Ask any random person to list the first few things that come to mind when they think of pregnancy, and you’re likely to get some sort of combination of relatively common, and mostly uncomfortable symptoms.
- Sore boobs
- Weird food cravings/aversions
- All. The. Crying.
- Lethal, room-clearing farts
I get it. It’s how pregnancy is portrayed in books, movies, commercials, and Internet memes, and a lot of the time, rightfully so. I had two pretty standard pregnancies that checked all of those boxes, right around the time my What to Expect When You’re Expecting book said I might be feeling them.
It was reassuring, even if it meant I was barfing into a toilet at work while my coworkers placed bets on if I was pregnant, or suffering the repercussions of going on an uncharacteristic weekday bender.
But pregnancy is a funny thing, and even though the mechanics are theoretically predictable, it doesn’t mean it’s experienced the same by every person. In fact, even in the same person, the experience can be hugely varied between pregnancies.
So, what if what you expect while you’re expecting doesn’t line up with what you’ve been anticipating?
What if you *gasp* feel fine?
This may sound strange to someone who is bloated, crying, and genuinely miserable, but not feeling “pregnant” in the expected sense, can be seriously unnerving.
Whether or not it’s wrong, we have a tendency to use pregnancy symptoms as a marker for a “normal” pregnancy.

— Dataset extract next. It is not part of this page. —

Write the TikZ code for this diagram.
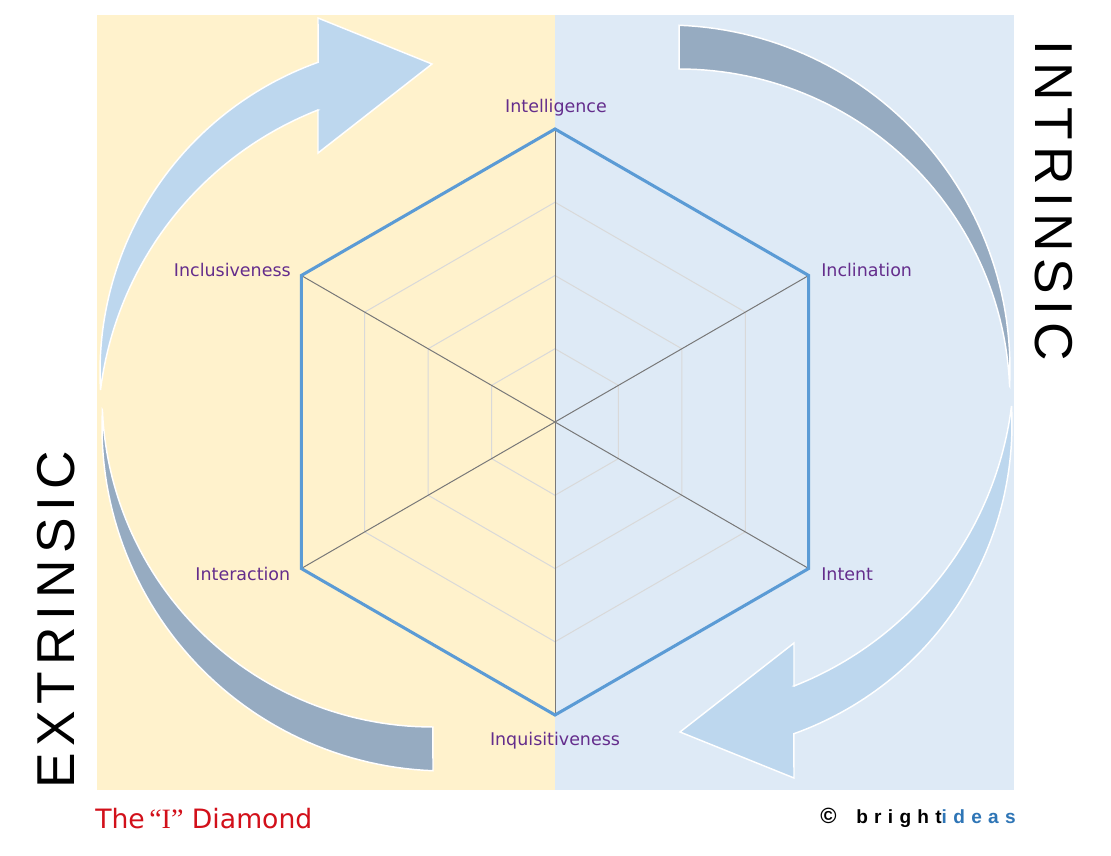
\documentclass[tikz,border=0pt]{standalone}
\usepackage{fontspec}
\setmainfont{DejaVu Sans}
\newfontfamily\arialfont{Liberation Sans}
\newfontfamily\serffont{Liberation Serif}
\newfontfamily\spacedfont[LetterSpace=12.5]{Liberation Sans}
\newfontfamily\brightfont[LetterSpace=33]{Liberation Sans}
\usetikzlibrary{calc}

\definecolor{panelY}{RGB}{255,242,204}
\definecolor{panelB}{RGB}{222,234,246}
\definecolor{arrLight}{RGB}{189,215,238}
\definecolor{arrDark}{RGB}{150,171,193}
\definecolor{hexBlue}{RGB}{91,155,213}
\definecolor{spokeGray}{RGB}{120,120,120}
\definecolor{gridGray}{RGB}{217,217,217}
\definecolor{lblPurple}{RGB}{100,45,140}
\definecolor{titleRed}{RGB}{210,16,26}
\definecolor{ideasBlue}{RGB}{46,117,182}

\begin{document}
\begin{tikzpicture}[x=0.75pt,y=-0.75pt,
  arrowpiece/.style={draw=white, line width=1.1pt, line join=miter},
  hexline/.style={draw=hexBlue, line width=2.3pt, line join=miter},
  spokeline/.style={draw=spokeGray, line width=0.75pt},
  gridline/.style={draw=gridGray, line width=0.75pt},
  lbl/.style={text=lblPurple, font=\fontsize{13.1}{15}\selectfont, inner sep=0pt},
  bigword/.style={font=\spacedfont\fontsize{40}{40}\selectfont, inner sep=0pt, text=black}
]
\useasboundingbox (0,0) rectangle (1111,856);
\fill[white] (0,0) rectangle (1111,856);

% panels
\fill[panelY] (97,15) rectangle (555,790);
\fill[panelB] (555,15) rectangle (1014,790);

% circular arrows
% light, top-left, head pointing right
\path[arrowpiece, fill=arrLight]
  plot[domain=176.9:250.3, samples=60, variable=\t] ({429+329*cos(\t)},{372+329*sin(\t)})
  -- (318,18) -- (432,64) -- (318,153) -- (318,110)
  -- plot[domain=248.57:187.12, samples=60, variable=\t] ({444.8+347*cos(\t)},{433+347*sin(\t)})
  -- cycle;
% dark, bottom-left, square tail
\path[arrowpiece, fill=arrDark]
  plot[domain=182.83:92.17, samples=60, variable=\t] ({446+344*cos(\t)},{427+344*sin(\t)})
  -- plot[domain=89.97:177.63, samples=60, variable=\t] ({432.8+330.7*cos(\t)},{396.3+330.7*sin(\t)})
  -- cycle;
% dark, top-right, square tail
\path[arrowpiece, fill=arrDark]
  plot[domain=2.83:-87.83, samples=60, variable=\t] ({666+344*cos(\t)},{369+344*sin(\t)})
  -- plot[domain=-90.03:-2.37, samples=60, variable=\t] ({679.2+330.7*cos(\t)},{399.7+330.7*sin(\t)})
  -- cycle;
% light, bottom-right, head pointing left
\path[arrowpiece, fill=arrLight]
  plot[domain=-3.1:70.3, samples=60, variable=\t] ({683+329*cos(\t)},{424+329*sin(\t)})
  -- (794,778) -- (680,732) -- (794,643) -- (794,686)
  -- plot[domain=68.57:7.12, samples=60, variable=\t] ({667.2+347*cos(\t)},{363+347*sin(\t)})
  -- cycle;

% hexagon
\coordinate (O) at (555,422);
\coordinate (vT) at (555,129);
\coordinate (vUR) at (808.7,275.5);
\coordinate (vLR) at (808.7,568.5);
\coordinate (vB) at (555,715);
\coordinate (vLL) at (301.3,568.5);
\coordinate (vUL) at (301.3,275.5);

\foreach \s in {0.25,0.5,0.75}{
  \draw[gridline] ($(O)!\s!(vT)$) -- ($(O)!\s!(vUR)$) -- ($(O)!\s!(vLR)$) -- ($(O)!\s!(vB)$) -- ($(O)!\s!(vLL)$) -- ($(O)!\s!(vUL)$) -- cycle;
}
\draw[spokeline] (vT) -- (vB);
\draw[spokeline] (vUL) -- (vLR);
\draw[spokeline] (vUR) -- (vLL);
\draw[hexline] (vT) -- (vUR) -- (vLR) -- (vB) -- (vLL) -- (vUL) -- cycle;

% labels
\node[lbl, anchor=base] (lIntel) at (556,112.5) {Intelligence};
\node[lbl, anchor=base west] (lIncl) at (821,276) {Inclination};
\node[lbl, anchor=base east] (lInclu) at (291,276) {Inclusiveness};
\node[lbl, anchor=base west] (lIntent) at (821,580.5) {Intent};
\node[lbl, anchor=base east] (lInter) at (290.5,580.5) {Interaction};
\node[lbl, anchor=base] (lInq) at (555,745.5) {Inquisitiveness};

% side words
\node[bigword, rotate=-90] (intr) at (1054,201) {INTRINSIC};
\node[bigword, rotate=90] (extr) at (56,620) {EXTRINSIC};

% footer
\node[anchor=base west, text=titleRed, font=\fontsize{20}{23}\selectfont, inner sep=0pt] (title) at (95,828.5) {The\,{\serffont\fontsize{21}{23}\selectfont “I”} Diamond};
\node[anchor=base west, font=\arialfont\bfseries\fontsize{16.5}{18}\selectfont, inner sep=0pt] (copy) at (820,823) {©};
\node[anchor=base west, font=\brightfont\bfseries\fontsize{14.3}{16}\selectfont, inner sep=0pt] (brand) at (856,823) {bright\textcolor{ideasBlue}{ideas}};
\end{tikzpicture}
\end{document}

Nausea, although shitty, is physical proof that something otherwise undetectable is actually happening. Giant, achy, swollen boobs, reassure us that our body is doing everything it should to take care of the baby it is busy growing. Exhaustion makes sense when you consider you are building a human out of scratch. The comically outrageous gas we pass is the delightful side effect of all the progesterone and relaxin flowing through your body, loosening up your bits and pieces so you can squeeze a watermelon out of a bagel (sorry for the visual), proving once again that things are actually happening.
Feeling shitty has inaccurately become synonymous with what a normal pregnancy looks like.
Yes, you might feel absolutely terrible for an obscenely long duration of time while you grow your kid. Or, you might feel completely, unremarkably fine. You may even fall somewhere in the middle of this spectrum, or I don’t know, sprout wings and turn into a majestic golden centaur (you should probably call your doctor if this happens though). Pregnancy is weird!
Regardless of what you’re feeling (or not feeling), try not to stress about it. “Normal” looks different on everybody.